Nah, only the weedy hay went down your way! lol


----------



## JD3430 (Jan 1, 2012)

So if companies sell farmers herbicides with carry through residue, isn't it the company that made the herbicides fault if the farmer followed the direction on the label? 
Seems like the fault goes to the herbicide manufacturer when the product is found to have problems later. 
Or am I missing something?


----------



## PaCustomBaler (Nov 29, 2010)

JD3430 said:


> So if companies sell farmers herbicides with carry through residue, isn't it the company that made the herbicides fault if the farmer followed the direction on the label?
> Seems like the fault goes to the herbicide manufacturer when the product is found to have problems later.
> Or am I missing something?


JD3430, http://www.cdms.net/ldat/ldA6J001.pdf Page 3 in bold

18 month haying restriction if being sold off the farm.


----------



## PaCustomBaler (Nov 29, 2010)

I believe that goes for most aminophyralid


----------



## Bonfire (Oct 21, 2012)

JD3430 said:


> So if companies sell farmers herbicides with carry through residue, isn't it the company that made the herbicides fault if the farmer followed the direction on the label?
> Seems like the fault goes to the herbicide manufacturer when the product is found to have problems later.
> Or am I missing something?


Page 1 of the Milestone label as well. With pictures. Grass or hay treated with MS can't leave the farm without supplemental labeling.


----------



## JD3430 (Jan 1, 2012)

I'm talking about when they apply it for you.


----------



## Vol (Jul 5, 2009)

There is a reason why we like the results of these chems.....staying power....and that is just what the "High Load" residuals do.....hang around....for years. Looks like we are back to where we were 10-12 years ago.

Regards, Mike


----------



## Bonfire (Oct 21, 2012)

JD3430 said:


> So if companies sell farmers herbicides with carry through residue, isn't it the company that made the herbicides fault if the farmer followed the direction on the label?
> Seems like the fault goes to the herbicide manufacturer when the product is found to have problems later.
> Or am I missing something?


I'm confused I guess. If you hire someone to apply herbicide, wouldn't you know what they are applying? If so, you have to follow the label. I don't understand what your saying about the product is found to have problems later. The product failed to perform?


----------



## PaCustomBaler (Nov 29, 2010)

JD3430 said:


> I'm talking about when they apply it for you.
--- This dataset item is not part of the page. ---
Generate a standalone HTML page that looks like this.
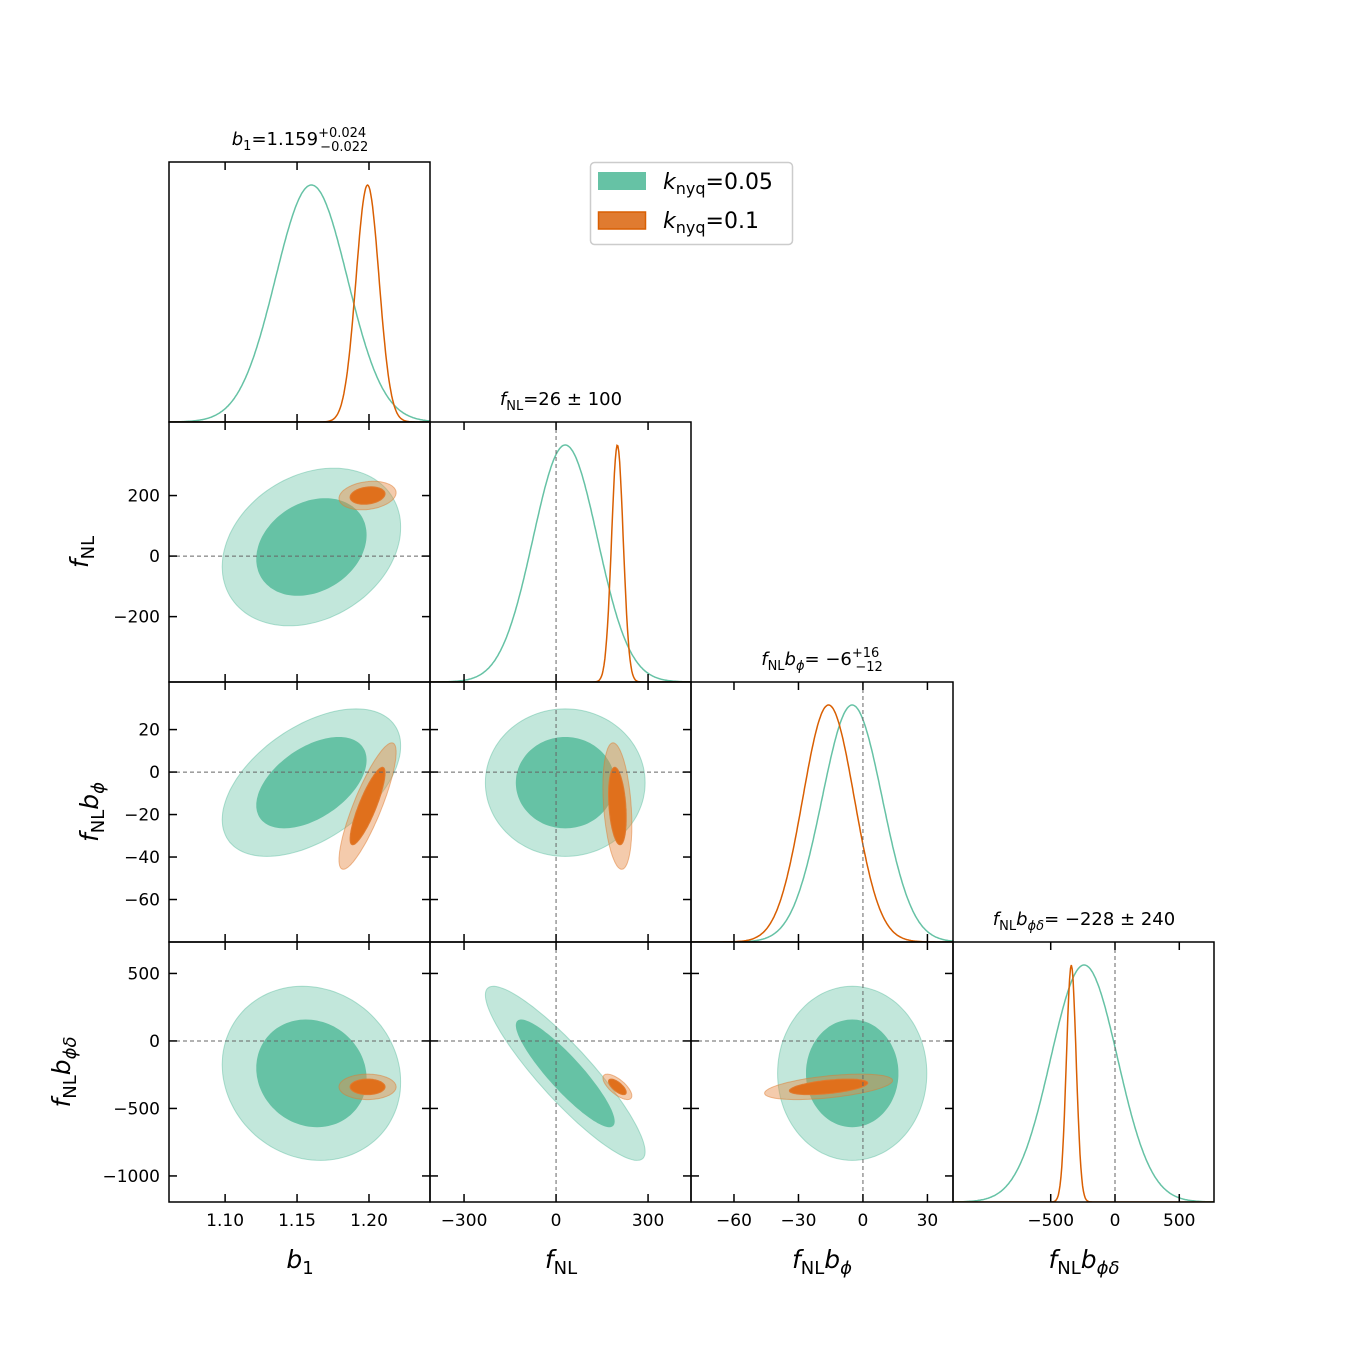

Anytime I asked Growmark FS about them applying it, they told me they'd only apply it on severe/extreme weed pressure and informed me not to move the hay. So to answer your question, if custom applied, farmer is held liable for their negligence of not following directions (the custom applicator should inform customer on what the label says and it's limitations). If farmer applied it, it's their negligence for not following the label.


----------



## JD3430 (Jan 1, 2012)

Bonfire said:


> I'm confused I guess. If you hire someone to apply herbicide, wouldn't you know what they are applying? If so, you have to follow the label. I don't understand what your saying about the product is found to have problems later. The product failed to perform?


I phrased my question poorly.

What I am saying is what worries me is if the spraying company mixes it too strong, incorrectly, etc.
I've had situations where spraying worked and others where it didn't work well at all. If the spraying company can mix it too weak, they are also capable of mixing it too strong, right?
I always felt better when I spot sprayed myself. I knew everything was mixed correctly

What I mean about problems later is a farmer places faith in the product, then it is found to be no good in one way or another.

I never used Milestone and my spraying company told me of its residual problems years ago.


----------



## Vol (Jul 5, 2009)

PaCustomBaler said:


> I can't remember exactly mate. $125 is sticking in my head for some reason on that size jug.


Bought a 2.5 jug today and it was $105.....I was surprised.

Regards, Mike


----------